The premise is your basic fish-out-of-water reality
show: Seven mostly non–country music professionals are competing to
be the next big country sensation. And, of course, they’re living together
in a mansion and sharing bedrooms — because that’s what people on reality
shows do. It’s not really clear what all of their agendas are.
Dee Snider (of Twisted
Sister fame) doesn’t like country music and seems most interested
in getting into a pissing match with Bobby Brown. Bobby Brown,
however, seems pretty interested in exploring another type of music.
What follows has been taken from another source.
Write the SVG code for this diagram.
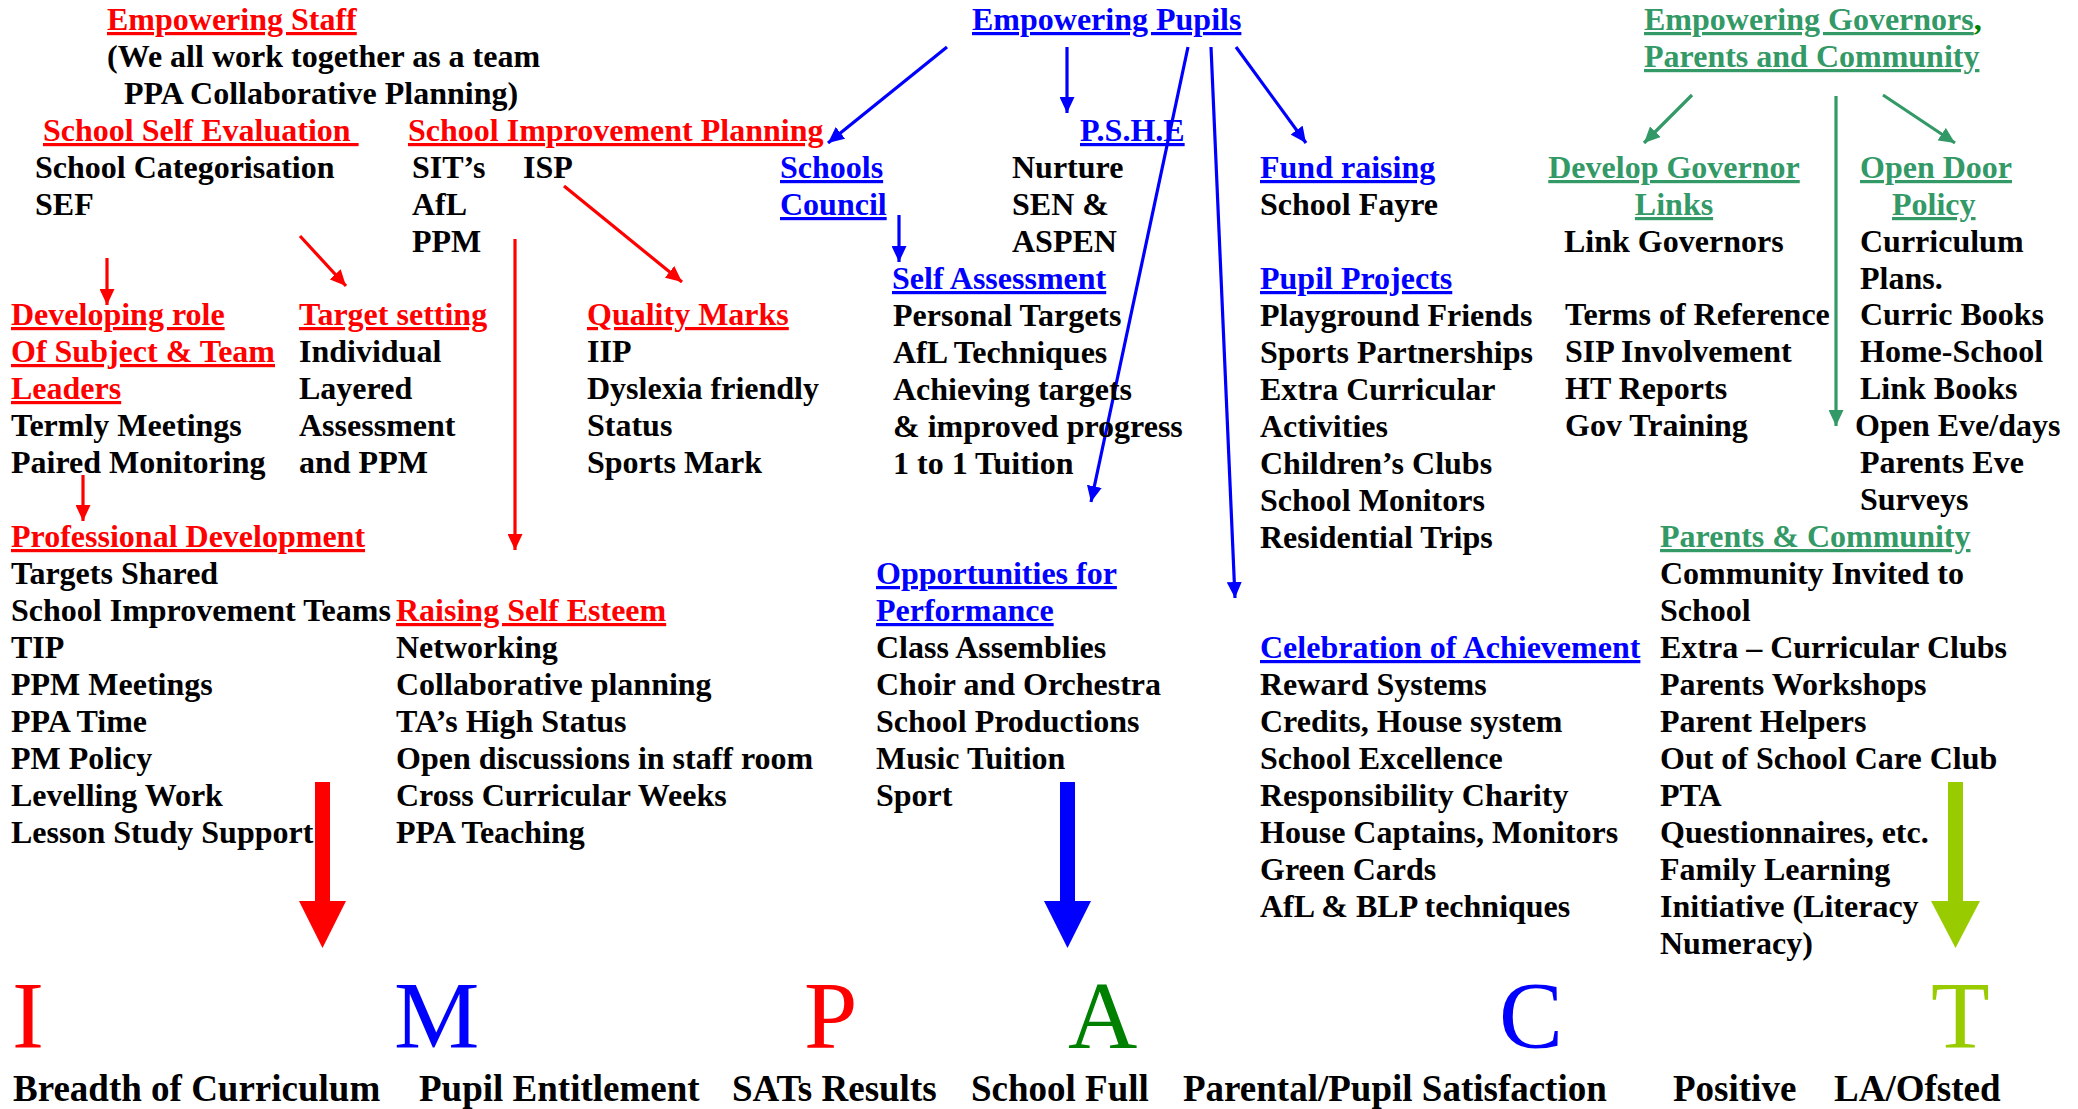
<svg xmlns="http://www.w3.org/2000/svg" width="2078" height="1109" viewBox="0 0 2078 1109">
<style>
text{font-family:"Liberation Serif","Times New Roman",serif;font-weight:bold;font-size:32px;fill:#000}
.r{fill:#ff0000}.b{fill:#0000ff}.g{fill:#339966}.dg{fill:#008000}
.u{text-decoration:underline;text-decoration-thickness:3.5px;text-underline-offset:4px}
.big{font-weight:normal;font-size:96px}
.lab{font-size:37px}
.cr{stroke:#ff0000;stroke-width:3.2;fill:none}
.cb{stroke:#0000ff;stroke-width:3.2;fill:none}
.cg{stroke:#339966;stroke-width:3.2;fill:none}
</style>
<defs>
<marker id="ar" markerUnits="userSpaceOnUse" markerWidth="16" markerHeight="15" refX="16" refY="7.5" orient="auto"><path d="M0,0 L16,7.5 L0,15 z" fill="#ff0000"/></marker>
<marker id="ab" markerUnits="userSpaceOnUse" markerWidth="16" markerHeight="15" refX="16" refY="7.5" orient="auto"><path d="M0,0 L16,7.5 L0,15 z" fill="#0000ff"/></marker>
<marker id="ag" markerUnits="userSpaceOnUse" markerWidth="16" markerHeight="15" refX="16" refY="7.5" orient="auto"><path d="M0,0 L16,7.5 L0,15 z" fill="#339966"/></marker>
</defs>
<rect width="2078" height="1109" fill="#fff"/>

<g id="connectors">
<path class="cr" d="M107,258 L107,305" marker-end="url(#ar)"/>
<path class="cr" d="M300,236 L346,286" marker-end="url(#ar)"/>
<path class="cr" d="M515,239 L515,550" marker-end="url(#ar)"/>
<path class="cr" d="M564,186 L682,282" marker-end="url(#ar)"/>
<path class="cr" d="M83,475 L83,521" marker-end="url(#ar)"/>
<path class="cb" d="M947,47 L828,143" marker-end="url(#ab)"/>
<path class="cb" d="M1067,47 L1067,113" marker-end="url(#ab)"/>
<path class="cb" d="M1188,47 L1091,502" marker-end="url(#ab)"/>
<path class="cb" d="M1211,47 L1235,598" marker-end="url(#ab)"/>
<path class="cb" d="M1236,47 L1306,143" marker-end="url(#ab)"/>
<path class="cb" d="M899,215 L899,262" marker-end="url(#ab)"/>
<path class="cg" d="M1692,95 L1644,143" marker-end="url(#ag)"/>
<path class="cg" d="M1836,96 L1836,426" marker-end="url(#ag)"/>
<path class="cg" d="M1883,95 L1955,143" marker-end="url(#ag)"/>
<path d="M315,782 L330,782 L330,901 L346,901 L322.5,948 L299,901 L315,901 Z" fill="#ff0000"/>
<path d="M1060,782 L1075,782 L1075,901 L1091,901 L1067.5,948 L1044,901 L1060,901 Z" fill="#0000ff"/>
<path d="M1948,782 L1963,782 L1963,901 L1980,901 L1955.5,948 L1931,901 L1948,901 Z" fill="#99cc00"/>
</g>

<g id="empowering-staff">
<text x="107" y="30" class="r u">Empowering Staff</text>
<text x="107" y="67">(We all work together as a team</text>
<text x="124" y="104">PPA Collaborative Planning)</text>
</g>
<g id="school-self-evaluation">
<text x="43" y="141" class="r u" xml:space="preserve">School Self Evaluation </text>
<text x="35" y="178">School Categorisation</text>
<text x="35" y="215">SEF</text>
</g>
<g id="school-improvement-planning">
<text x="408" y="141" class="r u">School Improvement Planning</text>
<text x="412" y="178">SIT’s</text>
<text x="523" y="178">ISP</text>
<text x="412" y="215">AfL</text>
<text x="412" y="252">PPM</text>
</g>
<g id="developing-role">
<text x="11" y="325" class="r u">Developing role</text>
<text x="11" y="362" class="r u">Of Subject &amp; Team</text>
<text x="11" y="399" class="r u">Leaders</text>
<text x="11" y="436">Termly Meetings</text>
<text x="11" y="473">Paired Monitoring</text>
</g>
<g id="target-setting">
<text x="299" y="325" class="r u">Target setting</text>
<text x="299" y="362">Individual</text>
<text x="299" y="399">Layered</text>
<text x="299" y="436">Assessment</text>
<text x="299" y="473">and PPM</text>
</g>
<g id="quality-marks">
<text x="587" y="325" class="r u">Quality Marks</text>
<text x="587" y="362">IIP</text>
<text x="587" y="399">Dyslexia friendly</text>
<text x="587" y="436">Status</text>
<text x="587" y="473">Sports Mark</text>
</g>
<g id="professional-development">
<text x="11" y="547" class="r u">Professional Development</text>
<text x="11" y="584">Targets Shared</text>
<text x="11" y="621">School Improvement Teams</text>
<text x="11" y="658">TIP</text>
<text x="11" y="695">PPM Meetings</text>
<text x="11" y="732">PPA Time</text>
<text x="11" y="769">PM Policy</text>
<text x="11" y="806">Levelling Work</text>
<text x="11" y="843">Lesson Study Support</text>
</g>
<g id="raising-self-esteem">
<text x="396" y="621" class="r u">Raising Self Esteem</text>
<text x="396" y="658">Networking</text>
<text x="396" y="695">Collaborative planning</text>
<text x="396" y="732">TA’s High Status</text>
<text x="396" y="769">Open discussions in staff room</text>
<text x="396" y="806">Cross Curricular Weeks</text>
<text x="396" y="843">PPA Teaching</text>
</g>

<g id="empowering-pupils">
<text x="972" y="30" class="b u">Empowering Pupils</text>
</g>
<g id="schools-council">
<text x="780" y="178" class="b u">Schools</text>
<text x="780" y="215" class="b u">Council</text>
</g>
<g id="pshe">
<text x="1080" y="141" class="b u">P.S.H.E</text>
<text x="1012" y="178">Nurture</text>
<text x="1012" y="215">SEN &amp;</text>
<text x="1012" y="252">ASPEN</text>
</g>
<g id="fund-raising">
<text x="1260" y="178" class="b u">Fund raising</text>
<text x="1260" y="215">School Fayre</text>
</g>
<g id="self-assessment">
<text x="892" y="289" class="b u">Self Assessment</text>
<text x="893" y="326">Personal Targets</text>
<text x="893" y="363">AfL Techniques</text>
<text x="893" y="400">Achieving targets</text>
<text x="893" y="437">&amp; improved progress</text>
<text x="893" y="474">1 to 1 Tuition</text>
</g>
<g id="pupil-projects">
<text x="1260" y="289" class="b u">Pupil Projects</text>
<text x="1260" y="326">Playground Friends</text>
<text x="1260" y="363">Sports Partnerships</text>
<text x="1260" y="400">Extra Curricular</text>
<text x="1260" y="437">Activities</text>
<text x="1260" y="474">Children’s Clubs</text>
<text x="1260" y="511">School Monitors</text>
<text x="1260" y="548">Residential Trips</text>
</g>
<g id="opportunities-for-performance">
<text x="876" y="584" class="b u">Opportunities for</text>
<text x="876" y="621" class="b u">Performance</text>
<text x="876" y="658">Class Assemblies</text>
<text x="876" y="695">Choir and Orchestra</text>
<text x="876" y="732">School Productions</text>
<text x="876" y="769">Music Tuition</text>
<text x="876" y="806">Sport</text>
</g>
<g id="celebration-of-achievement">
<text x="1260" y="658" class="b u">Celebration of Achievement</text>
<text x="1260" y="695">Reward Systems</text>
<text x="1260" y="732">Credits, House system</text>
<text x="1260" y="769">School Excellence</text>
<text x="1260" y="806">Responsibility Charity</text>
<text x="1260" y="843">House Captains, Monitors</text>
<text x="1260" y="880">Green Cards</text>
<text x="1260" y="917">AfL &amp; BLP techniques</text>
</g>

<g id="empowering-governors">
<text x="1644" y="30" class="g u">Empowering Governors<tspan class="dg">,</tspan></text>
<text x="1644" y="67" class="g u">Parents and Community</text>
</g>
<g id="develop-governor-links">
<text x="1674" y="178" class="g u" text-anchor="middle">Develop Governor</text>
<text x="1674" y="215" class="g u" text-anchor="middle">Links</text>
<text x="1564" y="252">Link Governors</text>
<text x="1565" y="325">Terms of Reference</text>
<text x="1565" y="362">SIP Involvement</text>
<text x="1565" y="399">HT Reports</text>
<text x="1565" y="436">Gov Training</text>
</g>
<g id="open-door-policy">
<text x="1860" y="178" class="g u">Open Door</text>
<text x="1892" y="215" class="g u">Policy</text>
<text x="1860" y="252">Curriculum</text>
<text x="1860" y="289">Plans.</text>
<text x="1860" y="325">Curric Books</text>
<text x="1860" y="362">Home-School</text>
<text x="1860" y="399">Link Books</text>
<text x="1855" y="436">Open Eve/days</text>
<text x="1860" y="473">Parents Eve</text>
<text x="1860" y="510">Surveys</text>
</g>
<g id="parents-community">
<text x="1660" y="547" class="g u">Parents &amp; Community</text>
<text x="1660" y="584">Community Invited to</text>
<text x="1660" y="621">School</text>
<text x="1660" y="658">Extra – Curricular Clubs</text>
<text x="1660" y="695">Parents Workshops</text>
<text x="1660" y="732">Parent Helpers</text>
<text x="1660" y="769">Out of School Care Club</text>
<text x="1660" y="806">PTA</text>
<text x="1660" y="843">Questionnaires, etc.</text>
<text x="1660" y="880">Family Learning</text>
<text x="1660" y="917">Initiative (Literacy</text>
<text x="1660" y="954">Numeracy)</text>
</g>

<g id="impact">
<text x="12" y="1048" class="big r">I</text>
<text x="394" y="1048" class="big b">M</text>
<text x="804" y="1048" class="big r">P</text>
<text x="1068" y="1048" class="big dg">A</text>
<text x="1499" y="1048" class="big b">C</text>
<text x="1931" y="1048" class="big" style="fill:#99cc00">T</text>
</g>
<g id="impact-labels">
<text x="13" y="1101" class="lab">Breadth of Curriculum</text>
<text x="419" y="1101" class="lab">Pupil Entitlement</text>
<text x="732" y="1101" class="lab">SATs Results</text>
<text x="971" y="1101" class="lab">School Full</text>
<text x="1183" y="1101" class="lab">Parental/Pupil Satisfaction</text>
<text x="1673" y="1101" class="lab">Positive</text>
<text x="1834" y="1101" class="lab">LA/Ofsted</text>
</g>
</svg>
Sisqo (of “Thong Song” fame) seems pretty interested in the
musical challenge as well. And I cannot really tell what Julio Iglesias
Jr. is doing there, but host/judge John Rich
(of Big & Rich) seems very interested in developing an artist
who will appeal to a Latino audience.
And then there are the women.
American Idol runner-up Diana DeGarmo is “in
it to win it.”
Former Wilson Phillips
member and talk show host Carnie Wilson seems determined to
battle some personal demons.
And, of course, Maureen McCormick
wants to establish herself as Maureen rather than Marcia. And she
also seems to want to cry a lot. And to smoke cigarettes with Bobby
Of course, all of these performers
are professional musicians of one stripe or another. And Maureen McCormick
actually released a country album (which I own!) in 1995. (This was
in addition to her Brady-era LPs.)
Therefore, it may be a little
more like The
Thing Called Love,
in which Samantha Mathis, Sandra Bullock, River Phoenix
and Dermot Mulroney were all mentored by KT Oslin
in their quest to write the breakthrough country song — and find themselves
in the process.
And there’s a touch of The
Simple Life as they do things like shovel the things one shovels
in a barn in order to learn that being “country” is more than songwriting
As a country music fan, I’m
encouraged that the competition is as much about songwriting as it is
about performance. Because, in my opinion, a good country song has a
little bit of twang, perhaps a little steel guitar and, definitely,
a good story. (According to David Allan Coe, the perfect country
and western song
has to mention mama, trains, trucks, prison and/or getting drunk.)
So, I’m hoping that this show will be more than wearing cowboy hats,
playing the rhinestone-studded Gibson guitars the contestants were issued
and affecting a country accent. But I’m not exactly holding my breath.
However, now that I’ve stupidly watched
the first episode, it’s a pretty safe bet I’m going to keep watching
to see what happens.
Any other country music fans
out there drawn to this train wreck?